* Begin Data lines *

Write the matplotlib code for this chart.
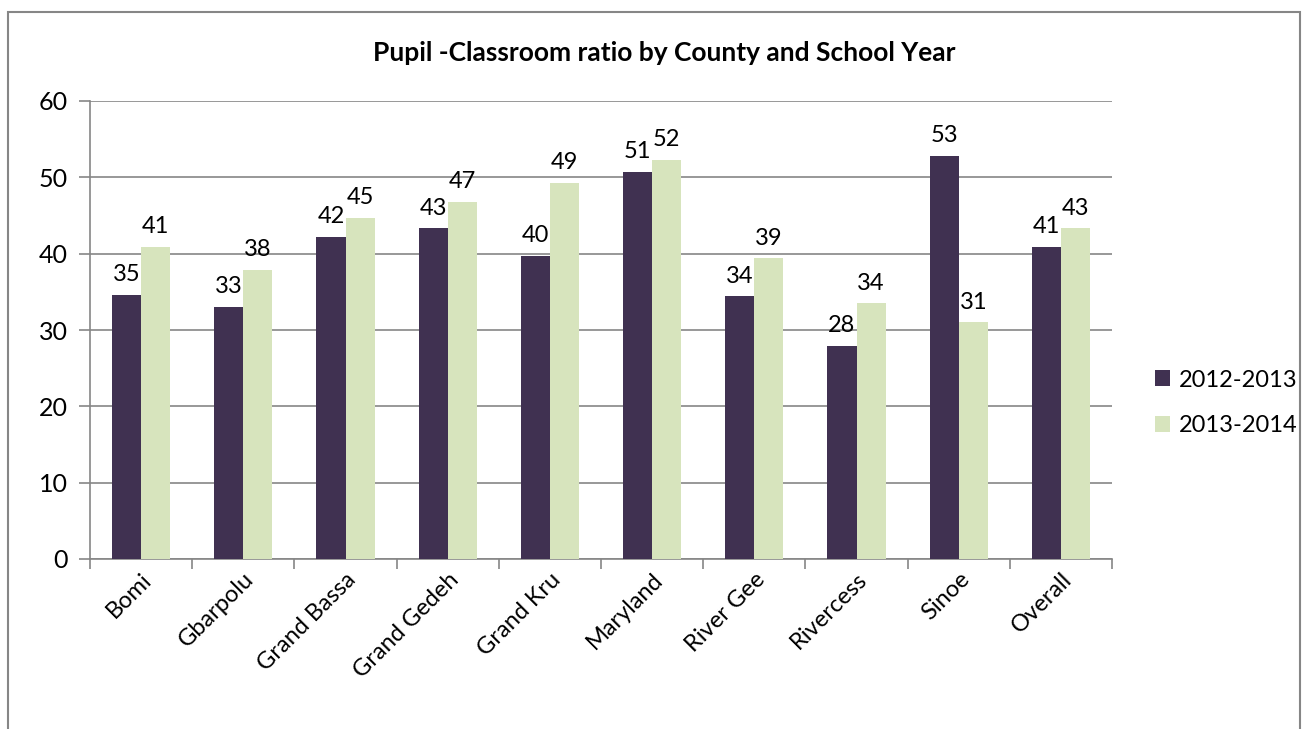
"""Pupil-classroom ratio by county, grouped bar chart."""

import matplotlib
matplotlib.use("Agg")
import matplotlib.pyplot as plt
import numpy as np
from matplotlib.patches import Rectangle

counties = ["Bomi", "Gbarpolu", "Grand Bassa", "Grand Gedeh", "Grand Kru",
            "Maryland", "River Gee", "Rivercess", "Sinoe", "Overall"]
ratio_2012 = [34.6, 33.0, 42.2, 43.3, 39.7, 50.7, 34.4, 27.9, 52.8, 40.9]
ratio_2013 = [40.9, 37.9, 44.7, 46.8, 49.3, 52.3, 39.4, 33.5, 31.0, 43.3]
series_names = ["2012-2013", "2013-2014"]

dark = "#403151"
light = "#D7E4BD"
grey = "#868686"

plt.rcParams["font.family"] = ["Lato", "DejaVu Sans"]

W, H = 1303, 729
fig = plt.figure(figsize=(W / 100, H / 100), dpi=100)

# outer chart border (cropped at the bottom in the original)
fig.add_artist(Rectangle((8 / W, -0.05), (1300 - 8) / W, 1.05 - 12 / H,
                         transform=fig.transFigure, fill=False,
                         edgecolor=grey, linewidth=1.5))

ax = fig.add_axes([90 / W, 1 - 559 / H, (1112 - 90) / W, (559 - 101) / H])

x = np.arange(len(counties))
bw = 0.285
b1 = ax.bar(x - bw / 2, ratio_2012, bw, color=dark, label=series_names[0], zorder=3)
b2 = ax.bar(x + bw / 2, ratio_2013, bw, color=light, label=series_names[1], zorder=3)

for bars in (b1, b2):
    for rect in bars:
        h = rect.get_height()
        ax.annotate(f"{h:.0f}", (rect.get_x() + rect.get_width() / 2, h),
                    xytext=(0, 7), textcoords="offset points",
                    ha="center", va="bottom", fontsize=17)

ax.set_xlim(-0.5, len(counties) - 0.5)
ax.set_ylim(0, 60)
ax.set_yticks(range(0, 61, 10))
ax.yaxis.grid(True, color=grey, linewidth=1.2, zorder=0)
ax.set_axisbelow(True)

ax.set_xticks(np.arange(-0.5, len(counties), 1.0))
ax.set_xticklabels([])
ax.set_xticks(x, minor=True)
ax.set_xticklabels(counties, minor=True, rotation=45, ha="right", va="top",
                   rotation_mode="anchor", fontsize=17)
ax.tick_params(axis="x", which="minor", length=0, pad=7)
ax.tick_params(axis="x", which="major", length=7, color=grey, width=1.2)
ax.tick_params(axis="y", length=8, color=grey, width=1.2, labelsize=18, pad=8)

for side in ("top", "right"):
    ax.spines[side].set_visible(False)
for side in ("left", "bottom"):
    ax.spines[side].set_color(grey)
    ax.spines[side].set_linewidth(1.2)

fig.text(664 / W, 1 - 53 / H, "Pupil -Classroom ratio by County and School Year",
         ha="center", va="center", fontsize=19, fontweight="bold")

ax.legend(loc="center left", bbox_to_anchor=(1155 / W, 1 - 403 / H),
          bbox_transform=fig.transFigure, frameon=False, fontsize=17,
          borderpad=0, borderaxespad=0,
          handlelength=0.65, handleheight=0.65, labelspacing=1.05,
          handletextpad=0.35)

fig.savefig("out.png", dpi=100)
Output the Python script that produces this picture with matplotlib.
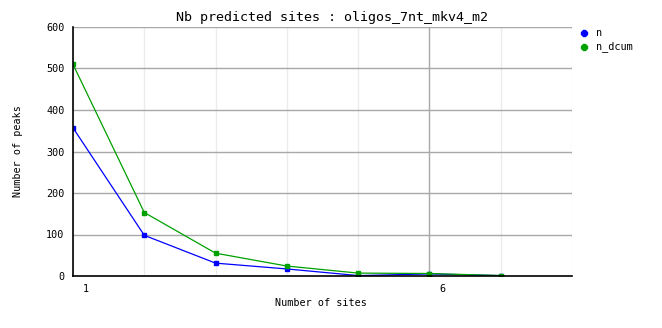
import matplotlib
matplotlib.use("Agg")
import matplotlib.pyplot as plt
import matplotlib.transforms as mtransforms
from matplotlib.lines import Line2D

sites = [1, 2, 3, 4, 5, 6, 7]
n = [357, 98, 31, 17, 1, 5, 1]
n_dcum = [510, 153, 55, 24, 7, 6, 1]
series_names = ["n", "n_dcum"]
title = "Nb predicted sites : oligos_7nt_mkv4_m2"
xlabel = "Number of sites"
ylabel = "Number of peaks"
yticks = [0, 100, 200, 300, 400, 500, 600]
xticks = [1, 6]

W, H = 662, 328
fig = plt.figure(figsize=(W / 100, H / 100), dpi=100)
mono = "DejaVu Sans Mono"

ax = fig.add_axes([73 / W, 52 / H, 499 / W, 249 / H])
ax.set_xlim(1, 8)
ax.set_ylim(0, 600)

# grid lines
for xv in range(1, 9):
    col = "#a8a8a8" if xv in xticks[1:] else "#ececec"
    ax.axvline(xv, color=col, lw=1, zorder=1)
for yv in yticks[1:]:
    ax.axhline(yv, color="#a8a8a8", lw=1, zorder=1)

blue = "#0000ff"
green = "#00a000"
ax.plot(sites, n, color=blue, lw=0.9, marker="s", ms=3, zorder=3)
ax.plot(sites, n_dcum, color=green, lw=0.9, marker="s", ms=3, zorder=3)

for s in ["top", "right"]:
    ax.spines[s].set_visible(False)
ax.spines["left"].set_color("black")
ax.spines["bottom"].set_color("black")
ax.spines["left"].set_linewidth(1.2)
ax.spines["bottom"].set_linewidth(1.2)
ax.spines["left"].set_zorder(4)
ax.spines["bottom"].set_zorder(4)

ax.set_yticks(yticks)
ax.set_yticklabels([str(v) for v in yticks], fontfamily=mono, fontsize=7.3)
ax.set_xticks(xticks)
ax.set_xticklabels([str(v) for v in xticks], fontfamily=mono, fontsize=7.3)
ax.tick_params(axis="both", length=0)
ax.tick_params(axis="y", pad=6)
ax.tick_params(axis="x", pad=6)
offset = mtransforms.ScaledTranslation(13 / 100, 0, fig.dpi_scale_trans)
for lab in ax.get_xticklabels():
    lab.set_transform(lab.get_transform() + offset)

fig.text(332 / W, 1 - 18 / H, title, fontfamily=mono, fontsize=9.6,
         ha="center", va="center")
fig.text(321 / W, 1 - 303 / H, xlabel, fontfamily=mono, fontsize=7.3,
         ha="center", va="center")
fig.text(18 / W, 1 - 151 / H, ylabel, fontfamily=mono, fontsize=7.3,
         ha="center", va="center", rotation=90)

# legend
for i, (name, col) in enumerate(zip(series_names, [blue, green])):
    y = 1 - (33 + 14 * i) / H
    fig.add_artist(Line2D([584 / W], [y], marker="8", color=col, ms=4.5,
                          transform=fig.transFigure))
    fig.text(596 / W, y, name, fontfamily=mono, fontsize=7.3,
             ha="left", va="center")

fig.savefig("out.png", dpi=100)
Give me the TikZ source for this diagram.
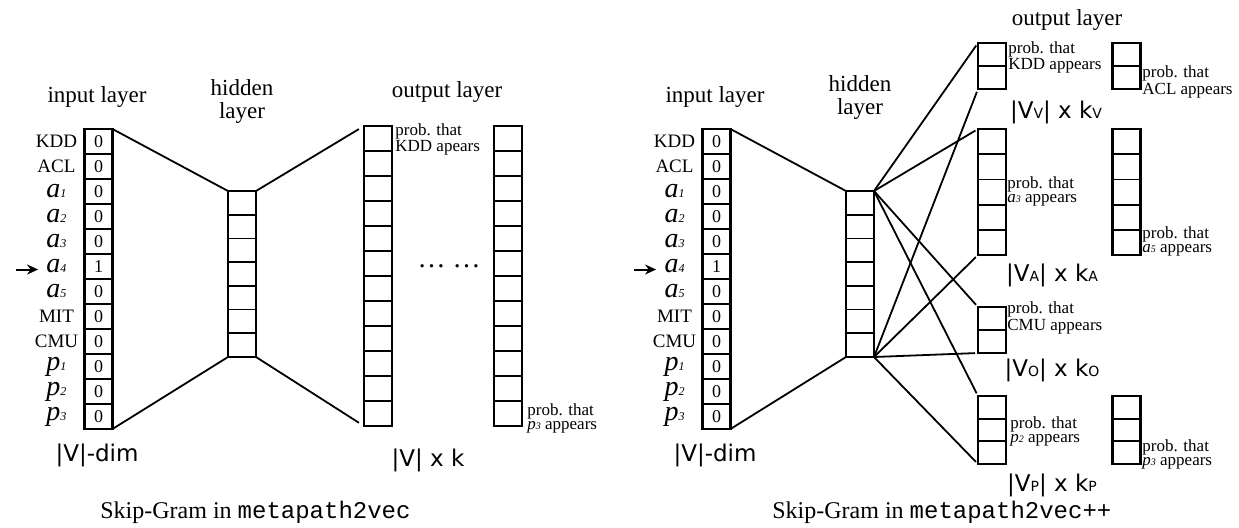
\documentclass[tikz,border=0pt]{standalone}
\usepackage{fontspec}
\setmainfont{Liberation Serif}
\setsansfont{DejaVu Sans}
\setmonofont{Liberation Mono}
\usetikzlibrary{%
  arrows.meta%
}

% word labels with a tiny index
\newcommand\rowent[2]{{\fontsize{14}{14}\selectfont\itshape #1}{\fontsize{6}{6}\selectfont\itshape #2}}
\newcommand\probent[2]{{\itshape #1}{\fontsize{5}{5}\selectfont\itshape #2}}
\newcommand\typesub[1]{{\fontsize{7}{7}\selectfont #1}}
% dividing lines of a column: node, lines, step
\newcommand\splitcol[3]{%
  \foreach \k in {1,...,#2}
    \draw[cellline] ([yshift=-\k*#3]#1.north west) -- ([yshift=-\k*#3]#1.north east);}

\tikzset{
  layer/.style={draw, line width=1.3pt, inner sep=0pt, outer sep=0pt, minimum width=14pt},
  cellline/.style={line width=0.9pt},
  link/.style={line width=0.9pt},
  inarrow/.style={line width=1pt, -{Stealth[length=5.5pt,width=5pt]}, shorten >=4pt},
  title/.style={font=\fontsize{11.5}{11.5}\selectfont, align=center},
  rowlab/.style={font=\fontsize{9.5}{10}\selectfont, inner sep=0pt},
  cellnum/.style={font=\fontsize{9}{9}\selectfont, inner sep=0pt},
  prob/.style={font=\fontsize{8.5}{7.3}\selectfont, align=left, inner sep=0pt, anchor=north west},
  dimlab/.style={font=\sffamily\fontsize{11.5}{12}\selectfont},
  caption/.style={font=\fontsize{12}{14}\selectfont, inner sep=0pt, anchor=base west}
}

\begin{document}
\begin{tikzpicture}[x=0.5pt, y=-0.5pt]
  \useasboundingbox (0,0) rectangle (1239,527);

  % input and hidden layer, both models
  \foreach \s/\dx/\dy in {L/0/0,R/618/-4} {
    \node[title] (tin\s) at (97+\dx,97) {input layer};
    \node[title] (thid\s) at (242+\dx,101+\dy) {hidden\\layer};

    \node[layer, minimum height=150pt] (in\s) at (98.5+\dx,279) {};
    \splitcol{in\s}{11}{12.5pt}
    \foreach \v [count=\i] in {0,0,0,0,0,1,0,0,0,0,0,0}
      \node[cellnum] (in\s-\i) at ([yshift=-\i*12.5pt+6.25pt]in\s.north) {\v};
    \foreach \l [count=\i] in {KDD,ACL,\rowent{a}{1},\rowent{a}{2},\rowent{a}{3},\rowent{a}{4},
        \rowent{a}{5},MIT,CMU,\rowent{p}{1},\rowent{p}{2},\rowent{p}{3}}
      \node[rowlab] (lab\s-\i) at ([xshift=-14pt,yshift=-\i*12.5pt+6.25pt]in\s.north west) {\l};

    \coordinate (arr\s) at ([xshift=-15pt,yshift=-1.5pt]lab\s-6.west);
    \draw[inarrow] (arr\s) -- (arr\s -| lab\s-6.west);

    \node[dimlab] (dim\s) at (97+\dx,455) {|V|-dim};

    \node[layer, minimum height=83pt] (hid\s) at (242+\dx,274) {};
    \splitcol{hid\s}{6}{11.857pt}

    \draw[link] (in\s.north east) -- (hid\s.north west);
    \draw[link] (in\s.south east) -- (hid\s.south west);
  }

  % metapath2vec output
  \node[title] (toutL) at (447,92) {output layer};
  \node[layer, minimum height=150pt] (outL1) at (378,276) {};
  \node[layer, minimum height=150pt] (outL2) at (508,276) {};
  \splitcol{outL1}{11}{12.5pt}
  \splitcol{outL2}{11}{12.5pt}
  \node[font=\fontsize{14}{14}\selectfont] (dotsL) at (449,266) {\ldots\ \ldots};
  \node[prob] (pkdd) at (395,123) {prob. that\\KDD apears};
  \node[prob] (pthreeL) at (527,403) {prob. that\\\probent{p}{3} appears};
  \node[dimlab] (kL) at (428,460) {|V| x k};

  \draw[link, shorten >=3pt] (hidL.north east) -- (outL1.north west);
  \draw[link, shorten >=3pt] (hidL.south east) -- (outL1.south west);

  % metapath2vec++ output, one block per type
  \node[title] (toutR) at (1067,20) {output layer};

  \node[layer, minimum height=23pt] (oV1) at (992,66) {};
  \node[layer, minimum height=23pt] (oV2) at (1126.5,66) {};
  \splitcol{oV1}{1}{11.5pt}
  \splitcol{oV2}{1}{11.5pt}
  \node[prob] (pkddR) at (1008,41) {prob. that\\KDD appears};
  \node[prob] (pacl) at (1142,65) {prob. that\\ACL appears};
  \node[dimlab] (kV) at (1056,112) {|V\typesub{V}| x k\typesub{V}};

  \node[layer, minimum height=63pt] (oA1) at (992,192) {};
  \node[layer, minimum height=63pt] (oA2) at (1126.5,192) {};
  \splitcol{oA1}{4}{12.6pt}
  \splitcol{oA2}{4}{12.6pt}
  \node[prob] (pathree) at (1007,176) {prob. that\\\probent{a}{3} appears};
  \node[prob] (pafive) at (1142,226) {prob. that\\\probent{a}{5} appears};
  \node[dimlab] (kA) at (1052,275) {|V\typesub{A}| x k\typesub{A}};

  \node[layer, minimum height=23pt] (oO1) at (992,330) {};
  \splitcol{oO1}{1}{11.5pt}
  \node[prob] (pcmu) at (1007,301) {prob. that\\CMU appears};
  \node[dimlab] (kO) at (1052,370) {|V\typesub{O}| x k\typesub{O}};

  \node[layer, minimum height=34pt] (oP1) at (992,430) {};
  \node[layer, minimum height=34pt] (oP2) at (1126.5,430) {};
  \splitcol{oP1}{2}{11.333pt}
  \splitcol{oP2}{2}{11.333pt}
  \node[prob] (ptwo) at (1010,416) {prob. that\\\probent{p}{2} appears};
  \node[prob] (pthreeR) at (1142,439) {prob. that\\\probent{p}{3} appears};
  \node[dimlab] (kP) at (1052,485) {|V\typesub{P}| x k\typesub{P}};

  \foreach \t in {oV1,oA1,oO1,oP1} {
    \draw[link, shorten >=1.5pt] (hidR.north east) -- (\t.north west);
    \draw[link, shorten >=1.5pt] (hidR.south east) -- (\t.south west);
  }

  % captions
  \node[caption] (capL) at (100,518) {Skip-Gram in {\ttfamily\fontsize{12}{14}\selectfont metapath2vec}};
  \node[caption] (capR) at (772,518) {Skip-Gram in {\ttfamily\fontsize{12}{14}\selectfont metapath2vec++}};
\end{tikzpicture}
\end{document}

* End Data lines *

_Short task_:
Without the pictures, return the listing above from its first line through the line that has "from matplotlib.patches import Rectangle".

_Solved problem_:
Write the matplotlib code for this chart.
"""Pupil-classroom ratio by county, grouped bar chart."""

import matplotlib
matplotlib.use("Agg")
import matplotlib.pyplot as plt
import numpy as np
from matplotlib.patches import Rectangle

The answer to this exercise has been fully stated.